Absorb-R GypLine αw at Treasures Gallery, Parkinson Building, Leeds

Soundis

Leeds University required a New Permanent Exhibition Gallery, and a Changing Exhibits Gallery, both of which would be supplemented with a Public Engagement Seminar Gallery in the University’s iconic Parkinson Building, which fronts onto Woodhouse Lane. Each of these galleries are susceptible to dramatically increased reverberation and echo noise problems once they start filling up with visitors, so a sound absorption solution was investigated and proposed by the Architect.
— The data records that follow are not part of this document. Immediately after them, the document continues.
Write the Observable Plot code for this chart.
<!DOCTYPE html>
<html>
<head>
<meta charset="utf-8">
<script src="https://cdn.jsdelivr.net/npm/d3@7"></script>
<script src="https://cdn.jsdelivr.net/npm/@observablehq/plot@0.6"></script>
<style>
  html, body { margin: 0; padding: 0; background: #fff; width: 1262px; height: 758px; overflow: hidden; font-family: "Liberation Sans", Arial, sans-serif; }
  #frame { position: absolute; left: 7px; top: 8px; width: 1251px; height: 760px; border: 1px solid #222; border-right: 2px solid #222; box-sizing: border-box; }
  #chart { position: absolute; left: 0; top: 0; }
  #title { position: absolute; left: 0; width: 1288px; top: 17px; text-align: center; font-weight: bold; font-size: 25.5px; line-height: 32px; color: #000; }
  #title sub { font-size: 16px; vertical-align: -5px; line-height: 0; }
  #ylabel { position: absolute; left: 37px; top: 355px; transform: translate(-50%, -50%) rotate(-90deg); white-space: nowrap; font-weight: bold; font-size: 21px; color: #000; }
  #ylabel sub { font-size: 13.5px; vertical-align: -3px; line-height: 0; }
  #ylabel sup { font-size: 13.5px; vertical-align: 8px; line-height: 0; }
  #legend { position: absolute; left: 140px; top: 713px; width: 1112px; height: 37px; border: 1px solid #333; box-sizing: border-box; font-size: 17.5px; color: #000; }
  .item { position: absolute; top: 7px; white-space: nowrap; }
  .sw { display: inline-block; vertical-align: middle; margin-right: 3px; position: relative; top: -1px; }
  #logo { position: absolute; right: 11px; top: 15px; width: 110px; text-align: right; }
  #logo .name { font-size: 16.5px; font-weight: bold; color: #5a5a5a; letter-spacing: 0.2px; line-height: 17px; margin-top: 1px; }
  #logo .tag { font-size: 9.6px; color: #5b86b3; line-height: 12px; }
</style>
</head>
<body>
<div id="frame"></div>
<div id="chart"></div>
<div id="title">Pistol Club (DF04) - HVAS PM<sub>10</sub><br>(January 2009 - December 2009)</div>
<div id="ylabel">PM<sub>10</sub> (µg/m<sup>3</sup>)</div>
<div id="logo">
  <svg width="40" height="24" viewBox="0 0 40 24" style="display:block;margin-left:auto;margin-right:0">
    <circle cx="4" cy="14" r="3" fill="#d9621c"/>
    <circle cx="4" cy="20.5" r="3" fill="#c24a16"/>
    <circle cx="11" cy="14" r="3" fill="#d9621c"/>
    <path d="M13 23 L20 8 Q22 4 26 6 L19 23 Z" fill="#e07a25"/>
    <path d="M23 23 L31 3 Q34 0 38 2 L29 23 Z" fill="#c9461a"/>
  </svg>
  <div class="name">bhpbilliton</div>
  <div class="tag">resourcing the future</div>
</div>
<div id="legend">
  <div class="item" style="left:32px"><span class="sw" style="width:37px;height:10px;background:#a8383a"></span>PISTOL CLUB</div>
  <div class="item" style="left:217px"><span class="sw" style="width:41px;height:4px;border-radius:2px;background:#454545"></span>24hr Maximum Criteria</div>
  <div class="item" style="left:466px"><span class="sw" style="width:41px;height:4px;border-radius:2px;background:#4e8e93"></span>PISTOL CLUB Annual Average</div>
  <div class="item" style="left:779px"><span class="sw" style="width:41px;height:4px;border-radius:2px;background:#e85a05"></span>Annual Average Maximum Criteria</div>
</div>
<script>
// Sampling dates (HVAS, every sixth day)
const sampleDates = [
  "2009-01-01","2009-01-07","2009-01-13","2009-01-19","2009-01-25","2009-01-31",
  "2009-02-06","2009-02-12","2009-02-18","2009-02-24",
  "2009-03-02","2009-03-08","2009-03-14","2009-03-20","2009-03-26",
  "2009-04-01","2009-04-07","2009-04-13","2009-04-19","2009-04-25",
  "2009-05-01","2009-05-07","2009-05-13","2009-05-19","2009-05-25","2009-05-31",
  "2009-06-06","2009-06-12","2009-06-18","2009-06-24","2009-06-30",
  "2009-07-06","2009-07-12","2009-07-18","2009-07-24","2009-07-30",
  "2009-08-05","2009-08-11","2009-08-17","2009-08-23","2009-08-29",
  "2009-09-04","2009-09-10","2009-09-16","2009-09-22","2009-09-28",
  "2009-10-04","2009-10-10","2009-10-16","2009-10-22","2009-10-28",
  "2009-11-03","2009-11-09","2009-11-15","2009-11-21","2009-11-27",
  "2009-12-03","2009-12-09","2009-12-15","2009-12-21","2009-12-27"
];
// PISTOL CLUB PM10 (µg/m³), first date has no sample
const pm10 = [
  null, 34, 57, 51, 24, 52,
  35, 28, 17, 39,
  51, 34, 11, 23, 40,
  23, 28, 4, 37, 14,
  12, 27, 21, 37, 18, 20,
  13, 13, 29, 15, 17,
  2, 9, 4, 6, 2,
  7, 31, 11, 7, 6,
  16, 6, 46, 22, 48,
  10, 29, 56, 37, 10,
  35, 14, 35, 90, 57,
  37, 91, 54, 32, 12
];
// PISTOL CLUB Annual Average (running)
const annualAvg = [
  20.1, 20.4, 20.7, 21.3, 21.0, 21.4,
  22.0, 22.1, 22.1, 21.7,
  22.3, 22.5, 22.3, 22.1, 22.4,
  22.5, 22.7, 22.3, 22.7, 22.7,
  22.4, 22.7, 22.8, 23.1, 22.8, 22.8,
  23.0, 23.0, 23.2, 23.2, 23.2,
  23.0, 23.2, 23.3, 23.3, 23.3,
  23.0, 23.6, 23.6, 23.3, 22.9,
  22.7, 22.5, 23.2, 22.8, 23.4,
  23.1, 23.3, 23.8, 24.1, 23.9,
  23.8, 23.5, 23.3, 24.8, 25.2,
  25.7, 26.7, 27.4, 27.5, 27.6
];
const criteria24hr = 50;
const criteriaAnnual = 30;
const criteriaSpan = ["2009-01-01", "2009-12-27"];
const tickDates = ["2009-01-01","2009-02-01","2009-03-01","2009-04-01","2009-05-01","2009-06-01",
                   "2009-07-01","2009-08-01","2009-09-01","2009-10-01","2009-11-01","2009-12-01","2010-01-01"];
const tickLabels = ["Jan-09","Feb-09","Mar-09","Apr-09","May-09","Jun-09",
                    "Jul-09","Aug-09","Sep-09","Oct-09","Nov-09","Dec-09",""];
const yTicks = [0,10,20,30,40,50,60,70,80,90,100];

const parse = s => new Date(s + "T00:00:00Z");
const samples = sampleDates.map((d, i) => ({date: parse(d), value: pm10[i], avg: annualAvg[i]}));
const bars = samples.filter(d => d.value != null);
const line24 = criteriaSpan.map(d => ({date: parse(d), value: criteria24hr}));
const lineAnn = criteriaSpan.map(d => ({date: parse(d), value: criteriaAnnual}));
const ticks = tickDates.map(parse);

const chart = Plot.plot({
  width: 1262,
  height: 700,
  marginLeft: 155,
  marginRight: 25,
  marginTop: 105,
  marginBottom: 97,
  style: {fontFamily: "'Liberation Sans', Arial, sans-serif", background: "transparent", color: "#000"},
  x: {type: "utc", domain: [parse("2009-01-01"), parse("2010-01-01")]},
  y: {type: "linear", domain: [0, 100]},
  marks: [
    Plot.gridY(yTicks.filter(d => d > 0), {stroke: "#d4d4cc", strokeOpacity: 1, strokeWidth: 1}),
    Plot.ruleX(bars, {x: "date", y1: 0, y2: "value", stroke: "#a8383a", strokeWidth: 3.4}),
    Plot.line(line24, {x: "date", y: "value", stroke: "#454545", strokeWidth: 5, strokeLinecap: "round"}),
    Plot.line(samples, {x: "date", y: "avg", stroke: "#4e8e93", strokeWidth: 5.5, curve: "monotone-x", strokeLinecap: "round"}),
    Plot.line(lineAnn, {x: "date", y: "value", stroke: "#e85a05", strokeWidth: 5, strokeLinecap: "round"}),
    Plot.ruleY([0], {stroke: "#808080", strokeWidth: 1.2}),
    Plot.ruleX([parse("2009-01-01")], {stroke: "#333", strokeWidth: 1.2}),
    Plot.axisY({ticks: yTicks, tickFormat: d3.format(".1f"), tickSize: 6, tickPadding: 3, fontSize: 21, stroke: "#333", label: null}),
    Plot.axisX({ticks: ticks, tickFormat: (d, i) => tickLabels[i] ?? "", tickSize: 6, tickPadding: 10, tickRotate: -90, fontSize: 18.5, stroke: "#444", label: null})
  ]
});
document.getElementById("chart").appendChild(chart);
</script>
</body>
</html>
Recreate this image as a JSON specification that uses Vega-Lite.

The solution specified was a monolithic suspended raft ceiling rather than fabric wall panels or hanging.Soundis supplied and UK Acoustic Systems installed convex and concave Absorb-R GypLine αw. Absorb-R GypLine αw provided a coverage of 130 sq metres, offering high levels of sound absorption to each gallery, but also more importantly left the walls clear of panels and the ceilings without visible acoustic baffles, providing virtually seamless surfaces. This system was perfectly suited for the Treasures Gallery as it was able to provide an aesthetic finish and solution to improve the experience of the visitors in the galleries.“Vice-Chancellor Sir Alan Langlands said: “We are incredibly proud of our Library with its Special Collections of international importance which have been built up over the past century.”